Rebel es una inmensa sala de fiestas con hermosas vistas al Lago Ontario y horrorosa acústica. Salió de telonero Serpentwithfeet, conmovedor e irritante en sus esfuerzos por moverse como Drake y cantar como Post Malone, lo que le convierte en una copia mala de ambos. Rebel no ayuda pero alguien no hizo bien su trabajo en la prueba de sonido y aquello sonó como la discomóvil en las fiestas del pueblo de mi madre. La cosa se arregló un poco cuando irrumpió la artista en el escenario.
Había un runrún durante toda la noche que situaba el concierto de Toronto como una de las últimas oportunidades que se iban a dar en la vida para ver a Rosalía en un escenario pequeño y cercano. El fenómeno de la catalana, analizado a diario por prestigiosos medios de todo el mundo, anuncia una artista global en ciernes que puede jugar en la liga de Beyoncé o Rihanna pero que tiene muchos más talentos, registros y cualidades que estas.

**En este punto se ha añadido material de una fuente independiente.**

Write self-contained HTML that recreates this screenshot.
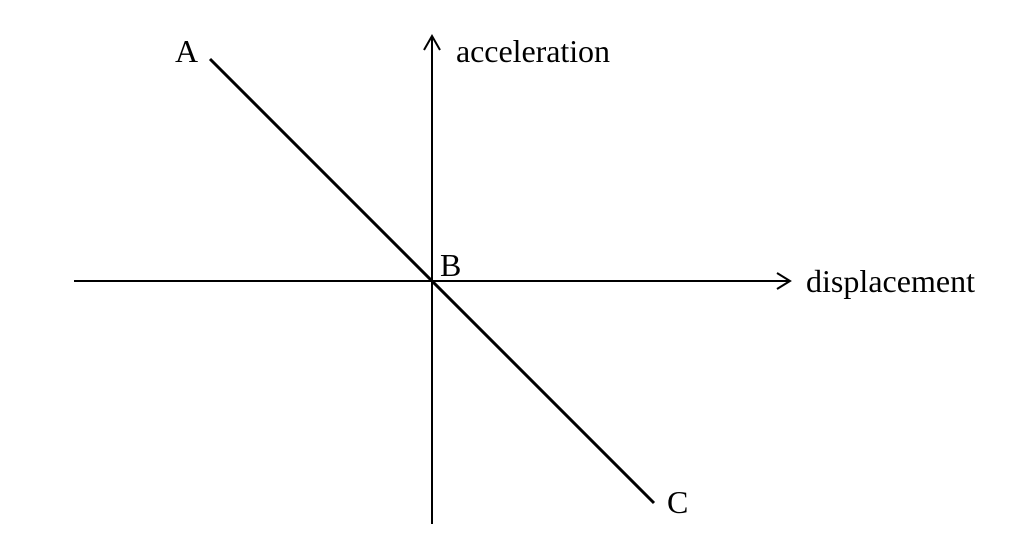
<!DOCTYPE html>
<html><head><style>
html,body{margin:0;padding:0;background:#fff;width:1022px;height:559px;overflow:hidden}
text{font-family:"Liberation Serif",serif;font-size:32px;fill:#000}
</style></head><body>
<svg width="1022" height="559" xmlns="http://www.w3.org/2000/svg">
<line x1="74" y1="281" x2="790" y2="281" stroke="#000" stroke-width="2"/>
<polyline points="777,273 790,281 777,289" fill="none" stroke="#000" stroke-width="2"/>
<line x1="432" y1="524" x2="432" y2="36" stroke="#000" stroke-width="2"/>
<polyline points="424,50 432,36 440,50" fill="none" stroke="#000" stroke-width="2"/>
<line x1="210" y1="59" x2="654" y2="503" stroke="#000" stroke-width="3"/>
<text x="175" y="62">A</text>
<text x="440" y="276">B</text>
<text x="667" y="513">C</text>
<text x="456" y="62" textLength="154">acceleration</text>
<text x="806" y="292" textLength="169">displacement</text>
</svg>
</body></html>
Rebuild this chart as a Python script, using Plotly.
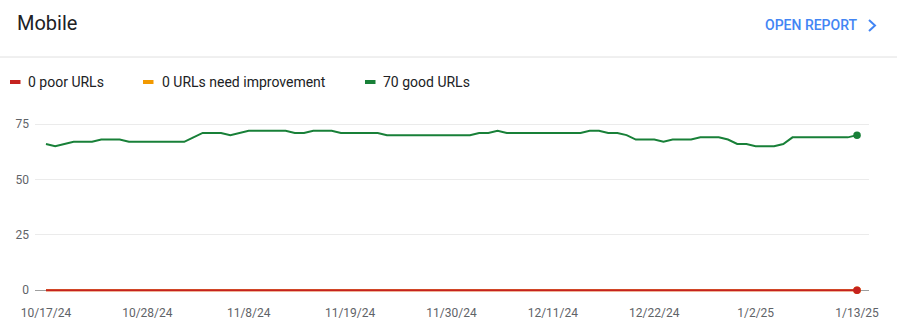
import pandas as pd
import plotly.graph_objects as go

# ---------------- data ----------------
start_date = "2024-10-17"
good_urls = [66, 65, 66, 67, 67, 67, 68, 68, 68, 67,
             67, 67, 67, 67, 67, 67, 69, 71, 71, 71,
             70, 71, 72, 72, 72, 72, 72, 71, 71, 72,
             72, 72, 71, 71, 71, 71, 71, 70, 70, 70,
             70, 70, 70, 70, 70, 70, 70, 71, 71, 72,
             71, 71, 71, 71, 71, 71, 71, 71, 71, 72,
             72, 71, 71, 70, 68, 68, 68, 67, 68, 68,
             68, 69, 69, 69, 68, 66, 66, 65, 65, 65,
             66, 69, 69, 69, 69, 69, 69, 69, 70]
poor_urls = [0] * len(good_urls)
need_improvement_urls = [0] * len(good_urls)
series_labels = ["poor URLs", "URLs need improvement", "good URLs"]
series_colors = ["#c5221f", "#f29900", "#188038"]
y_ticks = [0, 25, 50, 75]
tick_every = 11

dates = pd.date_range(start_date, periods=len(good_urls), freq="D")
tick_dates = list(dates[::tick_every])
tick_text = [f"{d.month}/{d.day}/{d.year % 100}" for d in tick_dates]

# ---------------- layout geometry (pixels) ----------------
FW, FH = 897, 335
L, R, T, B = 35, 28, 113, 36
PW, PH = FW - L - R, FH - T - B


def px(x):
    return (x - L) / PW


def py(y):
    return (T + PH - y) / PH


fig = go.Figure()

series = [need_improvement_urls, poor_urls, good_urls]
order = [1, 0, 2]  # indices into labels/colors: orange, red, green
for vals, idx in zip(series, order):
    fig.add_trace(go.Scatter(
        x=dates, y=vals, mode="lines",
        line=dict(color=series_colors[idx], width=2),
        name=series_labels[idx], showlegend=False, hoverinfo="skip"))
    fig.add_trace(go.Scatter(
        x=[dates[-1]], y=[vals[-1]], mode="markers",
        marker=dict(color=series_colors[idx], size=7.5),
        showlegend=False, hoverinfo="skip"))

day = pd.Timedelta(days=1)
x_range = [dates[0] - 1.19 * day, dates[-1] + 1.3 * day]

fig.update_xaxes(
    range=x_range, tickvals=tick_dates, ticktext=tick_text,
    showgrid=False, zeroline=False, showline=False, ticks="",
    tickfont=dict(family="Roboto", size=12, color="#5f6368"),
    ticklabelstandoff=5)
fig.update_yaxes(
    range=[-4, 80], tickvals=y_ticks, showgrid=True, gridcolor="#ebebeb",
    gridwidth=1, zeroline=True, zerolinecolor="#9e9e9e", zerolinewidth=1,
    showline=False, ticks="",
    tickfont=dict(family="Roboto", size=12, color="#5f6368"),
    ticklabelstandoff=5)

annotations = [
    dict(text="Mobile", x=px(15), y=py(23), xref="paper", yref="paper",
         xanchor="left", yanchor="middle", showarrow=False,
         font=dict(family="Roboto", size=20, color="#202124")),
    dict(text="OPEN REPORT", x=px(860), y=py(25), xref="paper", yref="paper",
         xanchor="right", yanchor="middle", showarrow=False,
         font=dict(family="Roboto", size=14, color="#4285f4", weight=500)),
]

last_values = [poor_urls[-1], need_improvement_urls[-1], good_urls[-1]]
legend_dash_x = [9, 142, 364]
legend_text_x = [26, 160, 381]
legend_y = 82
shapes = [
    dict(type="line", xref="paper", yref="paper", x0=px(0), x1=px(FW),
         y0=py(57), y1=py(57), line=dict(color="#e0e0e0", width=1)),
    dict(type="path", xref="paper", yref="paper",
         path=f"M {px(869)},{py(20)} L {px(875)},{py(25.5)} L {px(869)},{py(31)}",
         line=dict(color="#4285f4", width=2)),
]
for i in range(3):
    annotations.append(dict(
        text=f"{last_values[i]} {series_labels[i]}",
        x=px(legend_text_x[i]), y=py(legend_y), xref="paper", yref="paper",
        xanchor="left", yanchor="middle", showarrow=False,
        font=dict(family="Roboto", size=14, color="#202124")))
    shapes.append(dict(
        type="line", xref="paper", yref="paper",
        x0=px(legend_dash_x[i] + 1), x1=px(legend_dash_x[i] + 11.5),
        y0=py(legend_y), y1=py(legend_y),
        line=dict(color=series_colors[i], width=4)))

fig.update_layout(
    width=FW, height=FH,
    margin=dict(l=L, r=R, t=T, b=B),
    paper_bgcolor="white", plot_bgcolor="white",
    showlegend=False,
    annotations=annotations, shapes=shapes,
    font=dict(family="Roboto"))

fig.write_html("out.html")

En su gira por América Latina ha llenado campos de fútbol y grandes recintos; en Coachella lo petó y anuncia un verano español apoteósico.
Con el formato reducido que ha llevado por pequeños escenarios de Norteamérica, seis bailarinas, un coro de voces flamencas, el Guincho (productor de El mal querer), y las bases de todas sus canciones pregrabadas, Rosalía hizo una actuación sin sorpresas ni decepciones, más allá de la brevedad de su repertorio y la consciente omisión de casi todos los temas de su primer álbum, el muy flamenco Los ángeles. En su camino por conquistar el mainstream mundial, Rosalía está cuidando cada detalle de su imagen, ninguno es casual o improvisado.
Sin renunciar a su esencia flamenca, de la que nunca se desprende, en su gira norteamericana ha priorizado el repertorio que la vincula mejor con el trending latino que está arrasando en Estados Latinos. Lo urbano, el reggaeton y el hip hop pesan más que lo flamenco pero todo junto convierte a Rosalía en una estrella única de muy altos vuelos. Toca tantos palos y los toca todos tan bien que, como me decía el artista colombiano Mao Correa a la salida, “es como un dulce que nunca empalaga”. Y así nos quedamos todos al acabar el concierto, con buen sabor de boca pero con la sensación de que nos faltaba otro dulce más.